A clinical trial investigating whether high-dose vitamin D3 supplements combined with a multivitamin could effectively prevent cluster headaches is now recruiting patients at The University of Texas Health Science Center at Houston (UTHealth Houston).
The study, led by Mark Burish, MD, PhD, assistant professor in the Vivian L. Smith Department of Neurosurgery with McGovern Medical School at UTHealth Houston, was inspired by feedback from Cluster Busters, a patient-run community support group whose members suffer from cluster headache attacks.
“Members of the Cluster Busters group have taken high-dose vitamin D supplements for other medical issues and said that it worked for their cluster headaches, so I became interested,” said Burish, who is also a pain management specialist with UTHealth Neurosciences and a faculty member of The University of Texas MD Anderson Cancer Center UTHealth Graduate School of Biomedical Sciences. “That’s how a lot of headache medications have been discovered; for instance, we don’t think migraines are a muscular disorder, but people who had migraines were getting Botox for cosmetic reasons and found it helped with their migraines.
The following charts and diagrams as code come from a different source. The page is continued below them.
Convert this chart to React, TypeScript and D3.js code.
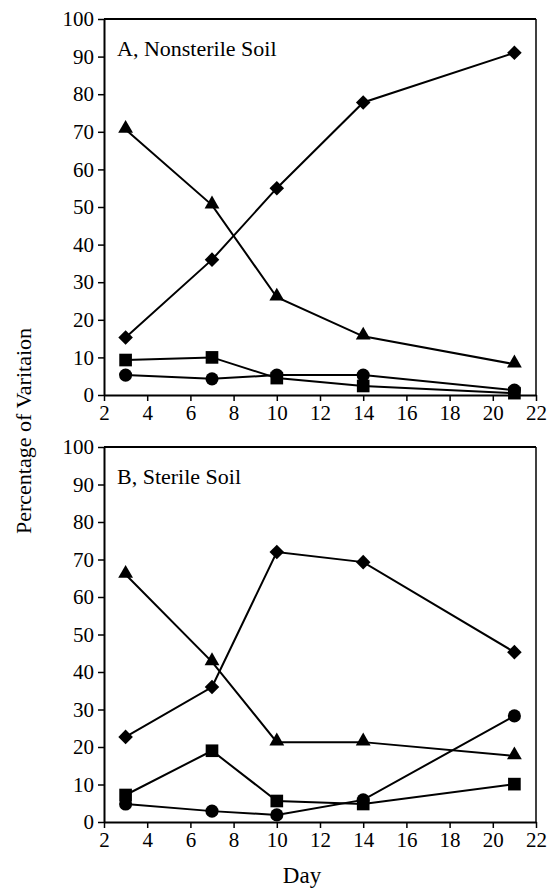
import { useRef, useEffect } from 'react';
import * as d3 from 'd3';

const days = [3, 7, 10, 14, 21];
const xTicks = [2, 4, 6, 8, 10, 12, 14, 16, 18, 20, 22];
const yTicks = [0, 10, 20, 30, 40, 50, 60, 70, 80, 90, 100];

// panel A, nonsterile soil
const aDiamond = [15.3, 36, 55, 77.8, 91];
const aTriangle = [70.6, 50.5, 26, 15.6, 8.2];
const aSquare = [9.3, 10, 4.5, 2.4, 0.5];
const aCircle = [5.3, 4.3, 5.3, 5.3, 1.3];

// panel B, sterile soil
const bDiamond = [22.7, 36, 72, 69.3, 45.3];
const bTriangle = [66, 42.7, 21.3, 21.3, 17.6];
const bSquare = [7.2, 19, 5.6, 4.8, 10.1];
const bCircle = [4.8, 2.9, 1.9, 5.9, 28.3];

const font = 'Liberation Serif, serif';
const marginLeft = 104;
const marginRight = 11;
const width = 547;

function Panel({ title, top, bottom, diamond, triangle, square, circle }) {
  const gx = useRef(null);
  const gy = useRef(null);
  const x = d3.scaleLinear([2, 22], [marginLeft, width - marginRight]);
  const y = d3.scaleLinear([0, 100], [bottom, top]);

  useEffect(() => {
    const ax = d3.select(gx.current);
    ax.call(d3.axisBottom(x).tickValues(xTicks).tickSize(6).tickSizeOuter(0).tickPadding(4));
    ax.attr('font-family', font).attr('font-size', 21);
    ax.select('.domain').attr('stroke-width', 2);
    ax.selectAll('.tick line').attr('stroke-width', 1.5);
    ax.selectAll('.tick text').attr('fill', '#000');
    const ay = d3.select(gy.current);
    ay.call(d3.axisLeft(y).tickValues(yTicks).tickSize(6).tickSizeOuter(0).tickPadding(4));
    ay.attr('font-family', font).attr('font-size', 21);
    ay.select('.domain').attr('stroke-width', 2);
    ay.selectAll('.tick line').attr('stroke-width', 1.5);
    ay.selectAll('.tick text').attr('fill', '#000');
  }, [x, y]);

  const line = d3.line().x((d, i) => x(days[i])).y(d => y(d));
  const series = [
    { values: diamond, shape: d3.symbolDiamond2, size: 135, dy: 0 },
    { values: triangle, shape: d3.symbolTriangle, size: 95, dy: -1 },
    { values: square, shape: d3.symbolSquare, size: 160, dy: 0 },
    { values: circle, shape: d3.symbolCircle, size: 135, dy: 0 },
  ];

  return (
    <g>
      <line x1={marginLeft} x2={width - marginRight} y1={top} y2={top} stroke="#000" strokeWidth={2} />
      <line x1={width - marginRight} x2={width - marginRight} y1={top} y2={bottom} stroke="#000" strokeWidth={1.5} />
      <g ref={gx} transform={`translate(0,${bottom})`} />
      <g ref={gy} transform={`translate(${marginLeft},0)`} />
      <text x={117} y={top + 37} fontFamily={font} fontSize={22}>{title}</text>
      {series.map((s, k) => (
        <g key={k}>
          <path d={line(s.values)} fill="none" stroke="#000" strokeWidth={2} />
          {s.values.map((v, i) => (
            <path key={i} d={d3.symbol(s.shape, s.size)()} fill="#000"
              transform={`translate(${x(days[i])},${y(v) + s.dy})`} />
          ))}
        </g>
      ))}
    </g>
  );
}

export default function App() {
  return (
    <svg width={547} height={888} style={{ position: 'absolute', left: 0, top: 0, background: '#fff' }}>
      <Panel title="A, Nonsterile Soil" top={19} bottom={395}
        diamond={aDiamond} triangle={aTriangle} square={aSquare} circle={aCircle} />
      <Panel title="B, Sterile Soil" top={447} bottom={822}
        diamond={bDiamond} triangle={bTriangle} square={bSquare} circle={bCircle} />
      <text x={302} y={883} textAnchor="middle" fontFamily={font} fontSize={23}>Day</text>
      <text transform="translate(31,431) rotate(-90)" textAnchor="middle" fontFamily={font} fontSize={22}>Percentage of Varitaion</text>
    </svg>
  );
}
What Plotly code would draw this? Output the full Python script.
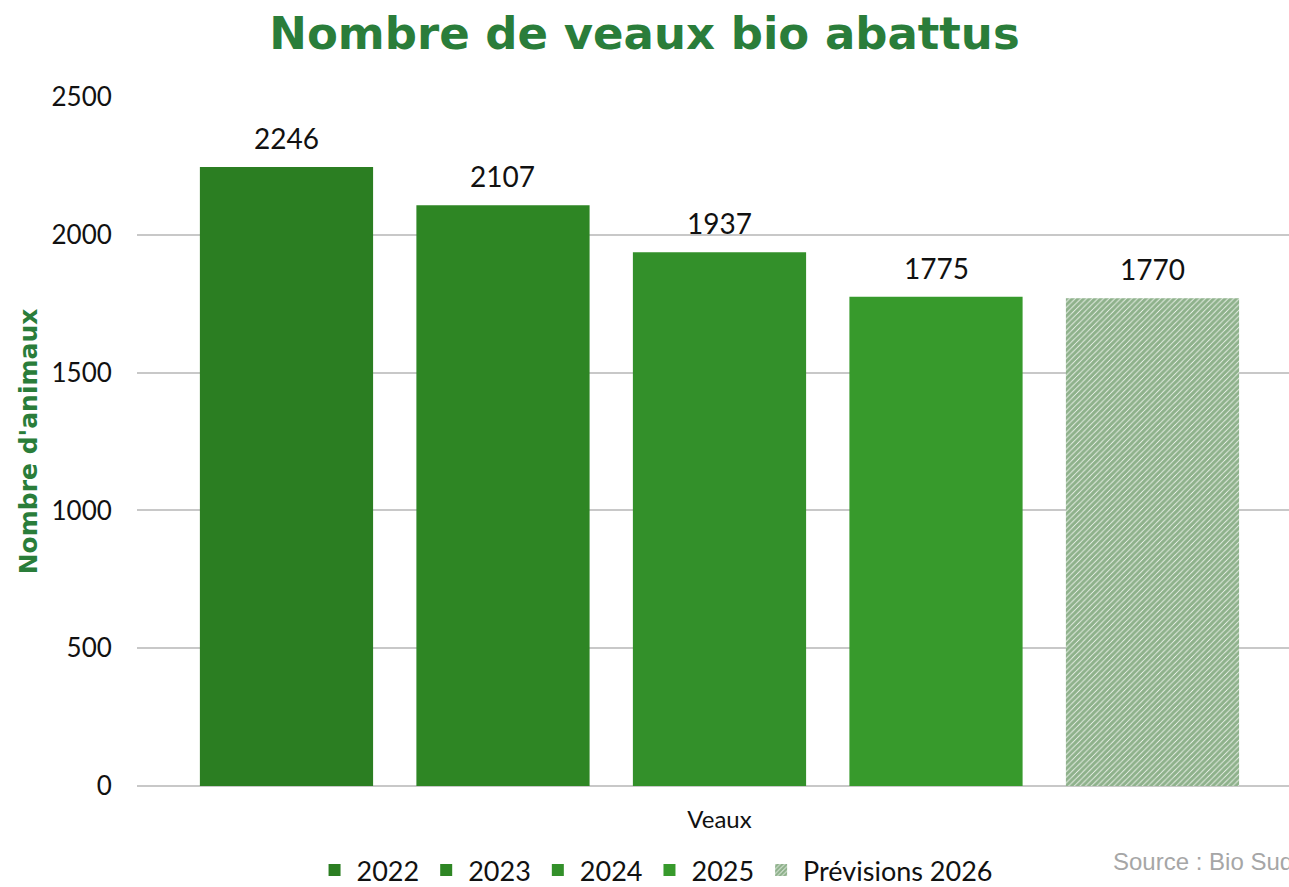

We’re testing what patients think might be helpful.”
Cluster headaches, which occur in cyclical patterns known as cluster periods, are more painful than childbirth or kidney stones, according to a recent study performed by Burish and several other researchers. A cluster headache commonly awakens an individual in the middle of the night with excruciating pain in or around the eye on one side of the head, with a single attack lasting anywhere from 15 minutes to three hours. Most attacks occur at the same time each day.
Initially, those who enroll in Burish’s study undergo a screening process, which includes an interview, examination, survey response and blood work.
The trial is seven weeks long. The first week of the trial is a baseline period, with no added medications. The second through fourth weeks are a double-blinded experimental period during which participants receive either high-dose vitamin D3 plus a multivitamin, or a placebo plus a multivitamin. During this time, participants fill out a survey and undergo blood testing.
The fifth through seventh weeks are an open-label period during which all participants receive high-dose vitamin D3 and a multivitamin.
At the end of the seven-week period for each patient, Burish will measure changes in the average weekly frequency of cluster headache attacks among participants who received the high-dose vitamin D3 versus the placebo, along with other outcomes.
“Cluster headache is such an understudied disease, but it’s an extremely painful disorder,” Burish said, noting a previous study showing that more than 50% of individuals suffering from the attacks have had suicidal thoughts. “But based on previous research, vitamin D seems to block CGRP, a pain-signaling molecule that is commonly found in migraines and cluster headache, so we see a lot of promise with it.”
Overall, Burish is looking for roughly 220 study participants. To be eligible for enrollment, participants must be between 18 and 70 years old and have a diagnosis of either episodic or chronic cluster headache. They must also have predictable cluster periods that last at least six weeks, with a minimum of one attack daily.
Participants may be enrolled at any location in the U.S. that has access to a participating lab for blood work. For more information about the study, visit the clinical trial posting or call Rebecca Martinez, RN, at 713-486-7771.
The study, expected to last through mid-2024, is being funded by the Erwin family.